Are you happy for them to deal with it on the spot? Do you want that child to be sent outside, or to the principal? Do you want them to leave it for you to address the next day? Whatever you want them to do, make sure it’s clearly communicated.
It’s the absolute last thing you’d wish on any teacher, let alone a substitute, but it is important to prepare them in the case of an emergency.
Your school induction process might cover this too, but include copies of any available response plans including your assembly point and lockdown procedures.
Give it a home using teacher trolley labels
Having a clearly labelled, visible drawer for your sub binder makes it easy for them to walk in and spot it! Keeping a clearly labelled teacher trolley by the front of the classroom or by your desk makes this easy.
Use my editable teacher trolley labels to dedicate a drawer for your substitute.
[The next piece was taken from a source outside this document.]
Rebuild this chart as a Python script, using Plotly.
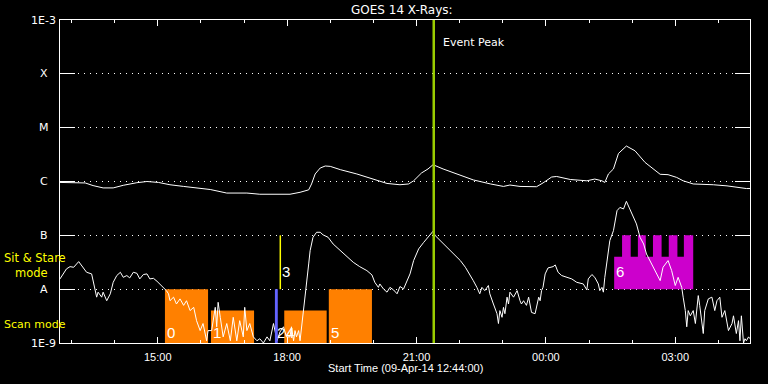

Almost all 10-drawer trolleys (or teacher carts) have the same dimensions in my experience, so these will fit perfectly – just type in your text into the editable text boxes provided, print and stick inside the drawers to save yourself from having to laminate.
Oh and a little teacher tip? Let your students know about the sub drawer, too, in case it doesn’t get spotted right away.
And there you have it my teacher friend! You’ve just compiled a substitute teacher’s one stop shop for everything they need to know about your classroom. Know that you’ve just made their lives *so* much easier, and yours too – you can relax knowing that if you are ever feeling under the weather, you can take a day off without worrying about your students. Okay, you might still worry – but hopefully a little less!